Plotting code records
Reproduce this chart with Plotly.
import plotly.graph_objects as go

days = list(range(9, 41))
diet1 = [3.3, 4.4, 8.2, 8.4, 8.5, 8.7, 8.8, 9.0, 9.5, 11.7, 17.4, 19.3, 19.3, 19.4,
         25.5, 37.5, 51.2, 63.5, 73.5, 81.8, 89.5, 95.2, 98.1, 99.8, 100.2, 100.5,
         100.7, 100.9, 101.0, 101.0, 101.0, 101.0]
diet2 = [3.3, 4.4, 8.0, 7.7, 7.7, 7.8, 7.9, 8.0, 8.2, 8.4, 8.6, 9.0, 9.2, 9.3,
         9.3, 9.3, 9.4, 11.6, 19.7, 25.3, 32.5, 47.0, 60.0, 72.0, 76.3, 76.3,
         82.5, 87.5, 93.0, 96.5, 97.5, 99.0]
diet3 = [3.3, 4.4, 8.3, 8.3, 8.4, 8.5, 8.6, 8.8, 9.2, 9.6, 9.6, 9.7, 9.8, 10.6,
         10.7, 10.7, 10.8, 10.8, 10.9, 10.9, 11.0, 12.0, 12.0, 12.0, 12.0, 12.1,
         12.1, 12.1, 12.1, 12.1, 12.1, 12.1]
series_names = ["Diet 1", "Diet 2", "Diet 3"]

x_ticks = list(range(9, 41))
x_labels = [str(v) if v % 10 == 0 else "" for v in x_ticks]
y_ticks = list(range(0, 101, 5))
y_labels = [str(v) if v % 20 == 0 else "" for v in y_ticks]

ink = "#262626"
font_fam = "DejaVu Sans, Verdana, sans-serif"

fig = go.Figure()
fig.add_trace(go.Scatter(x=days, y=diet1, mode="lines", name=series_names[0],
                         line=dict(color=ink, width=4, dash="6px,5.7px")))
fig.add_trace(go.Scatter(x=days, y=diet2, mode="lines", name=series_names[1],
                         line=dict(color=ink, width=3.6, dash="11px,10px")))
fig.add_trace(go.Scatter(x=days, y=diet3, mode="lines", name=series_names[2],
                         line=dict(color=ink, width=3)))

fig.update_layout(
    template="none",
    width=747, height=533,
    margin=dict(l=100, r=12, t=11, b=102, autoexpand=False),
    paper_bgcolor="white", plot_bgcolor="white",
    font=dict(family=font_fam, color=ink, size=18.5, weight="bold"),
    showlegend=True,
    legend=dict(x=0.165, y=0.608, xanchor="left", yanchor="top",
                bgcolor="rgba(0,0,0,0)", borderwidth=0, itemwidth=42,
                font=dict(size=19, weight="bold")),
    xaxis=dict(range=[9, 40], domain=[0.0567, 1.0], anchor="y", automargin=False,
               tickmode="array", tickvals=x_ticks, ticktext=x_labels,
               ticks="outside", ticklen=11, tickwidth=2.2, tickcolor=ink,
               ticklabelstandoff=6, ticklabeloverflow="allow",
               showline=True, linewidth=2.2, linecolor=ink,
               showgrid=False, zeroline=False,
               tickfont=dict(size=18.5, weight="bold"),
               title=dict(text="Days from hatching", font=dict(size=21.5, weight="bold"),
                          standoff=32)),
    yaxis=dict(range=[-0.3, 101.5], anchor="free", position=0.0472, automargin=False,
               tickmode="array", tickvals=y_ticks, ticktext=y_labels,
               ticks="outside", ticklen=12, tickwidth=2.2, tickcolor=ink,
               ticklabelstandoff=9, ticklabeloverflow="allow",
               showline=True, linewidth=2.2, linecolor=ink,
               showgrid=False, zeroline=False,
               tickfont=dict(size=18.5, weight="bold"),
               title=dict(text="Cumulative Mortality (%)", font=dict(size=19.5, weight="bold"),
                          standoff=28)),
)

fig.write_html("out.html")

==

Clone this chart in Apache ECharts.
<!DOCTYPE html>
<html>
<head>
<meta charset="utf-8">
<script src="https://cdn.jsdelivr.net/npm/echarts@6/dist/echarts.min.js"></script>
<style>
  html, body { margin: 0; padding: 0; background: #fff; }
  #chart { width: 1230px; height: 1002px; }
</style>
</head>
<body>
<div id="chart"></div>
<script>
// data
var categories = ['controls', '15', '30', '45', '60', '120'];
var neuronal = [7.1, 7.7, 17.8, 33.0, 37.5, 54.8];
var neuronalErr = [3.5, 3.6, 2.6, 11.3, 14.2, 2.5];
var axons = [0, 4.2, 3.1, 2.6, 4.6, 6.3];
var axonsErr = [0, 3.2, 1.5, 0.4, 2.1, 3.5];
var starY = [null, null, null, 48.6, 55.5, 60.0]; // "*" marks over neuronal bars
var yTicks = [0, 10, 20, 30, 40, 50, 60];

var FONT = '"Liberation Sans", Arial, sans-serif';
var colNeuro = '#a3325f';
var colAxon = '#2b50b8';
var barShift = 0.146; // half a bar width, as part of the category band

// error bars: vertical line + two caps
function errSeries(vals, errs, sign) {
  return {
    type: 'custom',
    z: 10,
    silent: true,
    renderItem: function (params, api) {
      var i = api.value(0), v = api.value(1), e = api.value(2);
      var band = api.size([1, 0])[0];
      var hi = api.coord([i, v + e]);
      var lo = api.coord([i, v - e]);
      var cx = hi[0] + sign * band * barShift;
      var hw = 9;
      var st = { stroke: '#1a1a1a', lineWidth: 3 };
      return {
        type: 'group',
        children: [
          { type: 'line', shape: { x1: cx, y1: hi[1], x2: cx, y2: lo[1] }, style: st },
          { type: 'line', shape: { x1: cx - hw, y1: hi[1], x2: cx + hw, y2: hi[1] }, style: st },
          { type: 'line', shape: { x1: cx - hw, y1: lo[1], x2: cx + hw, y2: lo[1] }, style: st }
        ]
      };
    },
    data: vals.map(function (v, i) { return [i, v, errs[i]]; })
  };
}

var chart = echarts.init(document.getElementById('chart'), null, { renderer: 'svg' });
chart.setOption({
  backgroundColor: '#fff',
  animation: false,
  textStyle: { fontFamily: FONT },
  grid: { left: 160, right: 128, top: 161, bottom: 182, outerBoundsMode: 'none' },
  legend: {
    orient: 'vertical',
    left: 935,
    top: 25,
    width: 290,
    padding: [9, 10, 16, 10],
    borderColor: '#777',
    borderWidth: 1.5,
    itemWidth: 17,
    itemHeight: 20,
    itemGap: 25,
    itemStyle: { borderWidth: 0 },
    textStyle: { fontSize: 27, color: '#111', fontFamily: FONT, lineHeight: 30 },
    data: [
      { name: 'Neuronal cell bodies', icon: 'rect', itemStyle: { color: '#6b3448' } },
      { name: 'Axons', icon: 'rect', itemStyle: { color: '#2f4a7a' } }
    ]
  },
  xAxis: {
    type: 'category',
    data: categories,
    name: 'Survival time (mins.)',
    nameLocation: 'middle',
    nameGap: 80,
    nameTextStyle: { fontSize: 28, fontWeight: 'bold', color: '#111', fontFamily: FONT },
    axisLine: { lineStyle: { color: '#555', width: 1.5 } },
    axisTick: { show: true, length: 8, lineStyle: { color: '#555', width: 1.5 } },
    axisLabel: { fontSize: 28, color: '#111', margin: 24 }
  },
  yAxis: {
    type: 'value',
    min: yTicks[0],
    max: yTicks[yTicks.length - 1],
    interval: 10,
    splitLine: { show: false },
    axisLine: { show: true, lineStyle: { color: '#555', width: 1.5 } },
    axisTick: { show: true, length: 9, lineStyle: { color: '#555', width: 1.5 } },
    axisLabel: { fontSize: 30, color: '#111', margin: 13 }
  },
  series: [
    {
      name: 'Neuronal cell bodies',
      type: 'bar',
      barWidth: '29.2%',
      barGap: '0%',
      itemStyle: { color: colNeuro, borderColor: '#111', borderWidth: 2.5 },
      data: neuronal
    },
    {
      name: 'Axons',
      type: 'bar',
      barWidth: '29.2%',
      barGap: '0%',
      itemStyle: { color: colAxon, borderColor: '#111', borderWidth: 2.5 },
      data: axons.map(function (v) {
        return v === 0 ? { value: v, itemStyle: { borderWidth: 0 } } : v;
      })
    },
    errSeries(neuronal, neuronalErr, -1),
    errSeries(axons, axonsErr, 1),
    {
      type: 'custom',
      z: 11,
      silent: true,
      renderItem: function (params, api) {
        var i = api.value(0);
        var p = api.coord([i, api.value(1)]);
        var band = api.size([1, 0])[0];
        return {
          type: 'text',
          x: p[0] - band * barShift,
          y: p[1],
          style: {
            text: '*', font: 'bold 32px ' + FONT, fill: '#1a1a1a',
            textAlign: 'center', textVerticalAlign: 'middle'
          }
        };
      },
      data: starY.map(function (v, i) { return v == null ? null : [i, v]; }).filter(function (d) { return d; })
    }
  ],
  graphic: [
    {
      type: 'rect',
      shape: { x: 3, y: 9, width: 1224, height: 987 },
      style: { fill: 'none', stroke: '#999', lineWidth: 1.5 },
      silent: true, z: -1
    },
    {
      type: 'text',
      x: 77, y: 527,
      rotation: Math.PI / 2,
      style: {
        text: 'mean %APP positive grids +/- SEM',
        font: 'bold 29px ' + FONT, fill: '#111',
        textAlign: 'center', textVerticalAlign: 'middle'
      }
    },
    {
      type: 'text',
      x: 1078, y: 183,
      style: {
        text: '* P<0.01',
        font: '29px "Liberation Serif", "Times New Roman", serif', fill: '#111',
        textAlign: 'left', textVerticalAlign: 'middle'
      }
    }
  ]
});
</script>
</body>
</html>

WHAT THIS TASK INVOLVES:
Each line from the one containing "Reproduce this chart with Plotly." through the one containing "line=dict(color=ink, width=3)))" must be retyped exactly, the first and last of these included.

TASK RESPONSE:
Reproduce this chart with Plotly.
import plotly.graph_objects as go

days = list(range(9, 41))
diet1 = [3.3, 4.4, 8.2, 8.4, 8.5, 8.7, 8.8, 9.0, 9.5, 11.7, 17.4, 19.3, 19.3, 19.4,
         25.5, 37.5, 51.2, 63.5, 73.5, 81.8, 89.5, 95.2, 98.1, 99.8, 100.2, 100.5,
         100.7, 100.9, 101.0, 101.0, 101.0, 101.0]
diet2 = [3.3, 4.4, 8.0, 7.7, 7.7, 7.8, 7.9, 8.0, 8.2, 8.4, 8.6, 9.0, 9.2, 9.3,
         9.3, 9.3, 9.4, 11.6, 19.7, 25.3, 32.5, 47.0, 60.0, 72.0, 76.3, 76.3,
         82.5, 87.5, 93.0, 96.5, 97.5, 99.0]
diet3 = [3.3, 4.4, 8.3, 8.3, 8.4, 8.5, 8.6, 8.8, 9.2, 9.6, 9.6, 9.7, 9.8, 10.6,
         10.7, 10.7, 10.8, 10.8, 10.9, 10.9, 11.0, 12.0, 12.0, 12.0, 12.0, 12.1,
         12.1, 12.1, 12.1, 12.1, 12.1, 12.1]
series_names = ["Diet 1", "Diet 2", "Diet 3"]

x_ticks = list(range(9, 41))
x_labels = [str(v) if v % 10 == 0 else "" for v in x_ticks]
y_ticks = list(range(0, 101, 5))
y_labels = [str(v) if v % 20 == 0 else "" for v in y_ticks]

ink = "#262626"
font_fam = "DejaVu Sans, Verdana, sans-serif"

fig = go.Figure()
fig.add_trace(go.Scatter(x=days, y=diet1, mode="lines", name=series_names[0],
                         line=dict(color=ink, width=4, dash="6px,5.7px")))
fig.add_trace(go.Scatter(x=days, y=diet2, mode="lines", name=series_names[1],
                         line=dict(color=ink, width=3.6, dash="11px,10px")))
fig.add_trace(go.Scatter(x=days, y=diet3, mode="lines", name=series_names[2],
                         line=dict(color=ink, width=3)))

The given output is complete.